Max Gimblett: Freedom Encapsulated

At 83 years old, New Zealand-born, New York-based painter Max Gimblett has established himself within a strong generation of abstract expressionists beloved on both sides of the Pacific.

Words: Mark Amery

RADIANCE, VIRILITY, VIVACITY, prodigiousness and abundance. Words that describe a Max Gimblett exhibition, but also the man himself. For in this artist’s work there is all of life’s creative spirit; the joy and sorrow, the peace and turmoil of living.

“Basically I don’t do much more than paint and draw,” Gimblett tells me, describing a six-day-a-week practice. “I have a couple of assistants in a big loft in New York. It’s about life.” Prodigious? Aged 83, Gimblett has four 2019 solo exhibitions in New Zealand alone. One is an entire Gow Langsford stand at Auckland Art Fair 2019. New York- based since 1972, Gimblett is part of a strong generation of American abstract expressionists and continues to exhibit in both America and New Zealand. The numbers stack up. Of 100 solo exhibitions, 54 have been back home. He’s beloved on both sides of the Pacific.

Made an Officer of the New Zealand Order of Merit in 2015, I catch up with Gimblett back in New Zealand on what he records as his 55th return visit; exhibiting, teaching and receiving a second honorary university doctorate from Auckland’s AUT. I wrote in Art Collector for Gimblett’s 80th birthday exhibition that “the internal bodily energy of life is at his work’s heart”. Western and Eastern cultural and spiritual traditions join on the Gimblett plane. Modernism meets Zen Buddhism in swooping, looping gestural marks within a calligraphic energy field; bound by exquisite use of colour and material. In new work this March at Wellington’s Page Blackie, there was a delight in the looseness and languidness of line on some occasions, electric snaking sprightliness on others. Freedom encapsulated.

The Gimblett is a distinctive language. It has changed over time – but much like a river does in changing course. “It’s a natural flow,” he tells me. “It changes with the season and certainly every year. I gave a lecture recently at Auckland Art Gallery on 55 years of practice and I was amazed at the amount, the range and all the different shapes. It looked to me like the work of two or three people!

“I paint gestural painting coming out of Bill [Willem] De Kooning and Japanese sumi calligraphy. I take the attitude of ‘all mind no mind’. You can think before and after, but not during the action of painting. The act of painting is in the fifth dimension. It’s more like dance, more like gymnastics than anything projected.”
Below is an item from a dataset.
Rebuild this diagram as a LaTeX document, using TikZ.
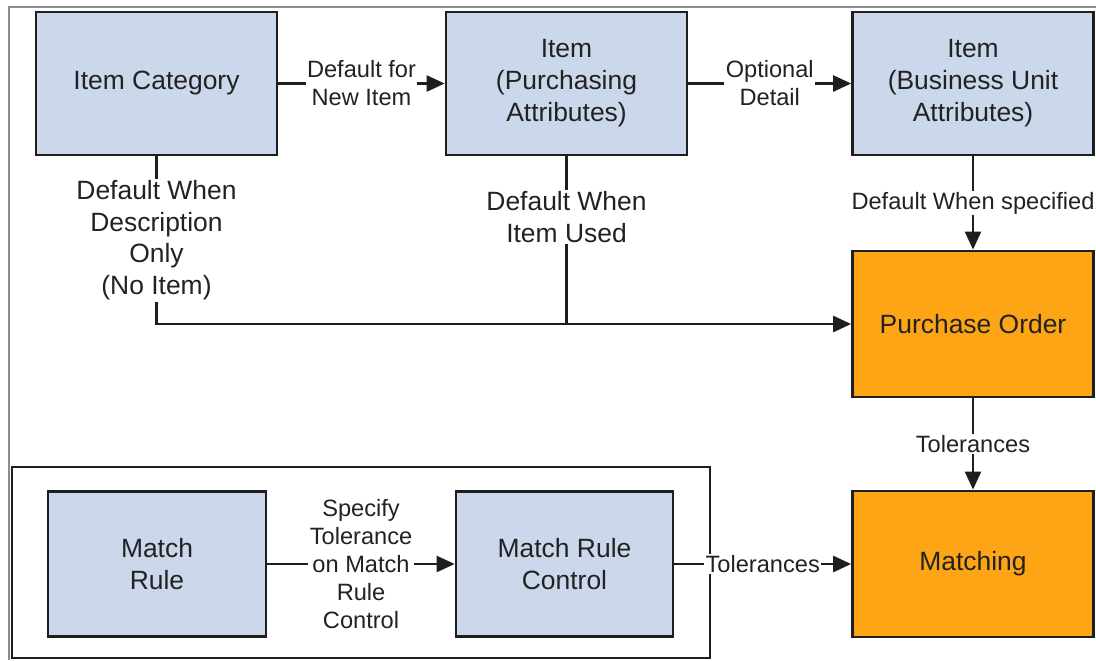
\documentclass[tikz,border=0pt]{standalone}
\usepackage{fontspec}
\setmainfont{Liberation Sans}
\usetikzlibrary{arrows.meta,positioning,calc}
\definecolor{Steel}{HTML}{CBD7EA}
\definecolor{Amber}{HTML}{FDA514}
\definecolor{Edge}{HTML}{1E1E1E}
\definecolor{Frame}{HTML}{8C8C8C}
\definecolor{Text}{HTML}{222222}

\begin{document}
\begin{tikzpicture}[x=0.025cm,y=-0.025cm,every node/.style={text=Text},box/.style={draw=Edge,line width=2pt,fill=Steel,minimum width=6.02cm,minimum height=3.57cm,align=center,inner sep=0pt,font=\fontsize{18.8}{22.7}\selectfont},hotbox/.style={box,fill=Amber,minimum height=3.65cm},lbl/.style={fill=white,inner sep=1pt,align=center,font=\fontsize{16.8}{19.9}\selectfont},biglbl/.style={lbl,font=\fontsize{18.8}{22.7}\selectfont},arrowstyle/.style={-{Triangle[length=0.45cm,width=0.4cm]},line width=1.7pt,draw=Edge}]
\useasboundingbox (0,0) rectangle (1096,660);
\fill[white] (0,0) rectangle (1096,660);
\draw[Frame,line width=1pt] (1096,7) -- (9,7) -- (9,660);
% match rule group
\node[draw=Edge,line width=1.7pt,minimum width=17.45cm,minimum height=4.78cm] (group) at (361,562.5) {};
\node[box] (cat) at (156.5,83.5) {Item Category};
\node[box] (purch) at (566.5,83.5) {Item\\(Purchasing\\Attributes)};
\node[box] (buattr) at (973,83.5) {Item\\(Business Unit\\Attributes)};
\node[hotbox] (po) at (973,324) {Purchase Order};
\node[hotbox] (match) at (973,564) {Matching};
\node[box,minimum width=5.45cm,minimum height=3.62cm] (rule) at (157,564) {Match\\Rule};
\node[box,minimum width=5.42cm,minimum height=3.62cm] (rulectl) at (564.5,564) {Match Rule\\Control};
% connectors
\draw[arrowstyle] (cat) -- node[lbl]{Default for\\New Item} (purch);
\draw[arrowstyle] (purch) -- node[lbl]{Optional\\Detail} (buattr);
\draw[arrowstyle] (buattr) -- node[lbl]{Default When specified} (po);
\draw[arrowstyle] (cat.south) |- node[biglbl,pos=0.25]{Default When\\Description\\Only\\(No Item)} (po.west);
\coordinate (join) at (purch.south |- po.west);
\draw[line width=1.7pt,draw=Edge] (purch.south) -- node[biglbl,pos=0.36]{Default When\\Item Used} (join);
\draw[arrowstyle] (po) -- node[lbl]{Tolerances} (match);
\draw[arrowstyle] (rule) -- node[lbl]{Specify\\Tolerance\\on Match\\Rule\\Control} (rulectl);
\draw[arrowstyle] (rulectl) -- node[lbl]{Tolerances} (match);
\end{tikzpicture}
\end{document}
An 83-year-old gymnast is quite different from a 24-year-old one. For the first half of his career, Gimblett says he did everything, including stretching his not-inconsiderably-sized canvases. He’s not capable of that now. Energy with his assistants has become increasingly important. However, the generosity he extends through his work and person remains potent. “I’m feeling a little bit of aging for the first time in my life! [But] I try to act like a 46-year-old,” says the artist. “Basically, a man shifts his ground in his mid-40s, with his midlife crisis. He shifts into gear for a very happy, very successful second half of life. The ground is shifting but I’m still giving four workshops to 80 to 100 people here in Auckland at AUT now… There’s definitely a wisdom that comes with experience.”

For AAF 2019, Gimblett is presenting oil-based high colour screen- prints on aluminium. Some are one of a kind, others are editions of 20. The form remains calligraphic, within his hallmark quatrefoil shape. Gimblett says the quatrefoil came to him in a dream in 1983 (“It said ‘Paint me, and I’ll heal you” he told a journalist last year of that midlife moment).

“The quatrefoil is an Indian tantric mandala, a female cross, a Christian middle ages form. It was on the pews of Saint David’s Presbyterian Church in my childhood,” continues the artist. “It is also a symbol of a South Pacific plant form. I’m one of the very few painters using this shape – and that is a mystery.”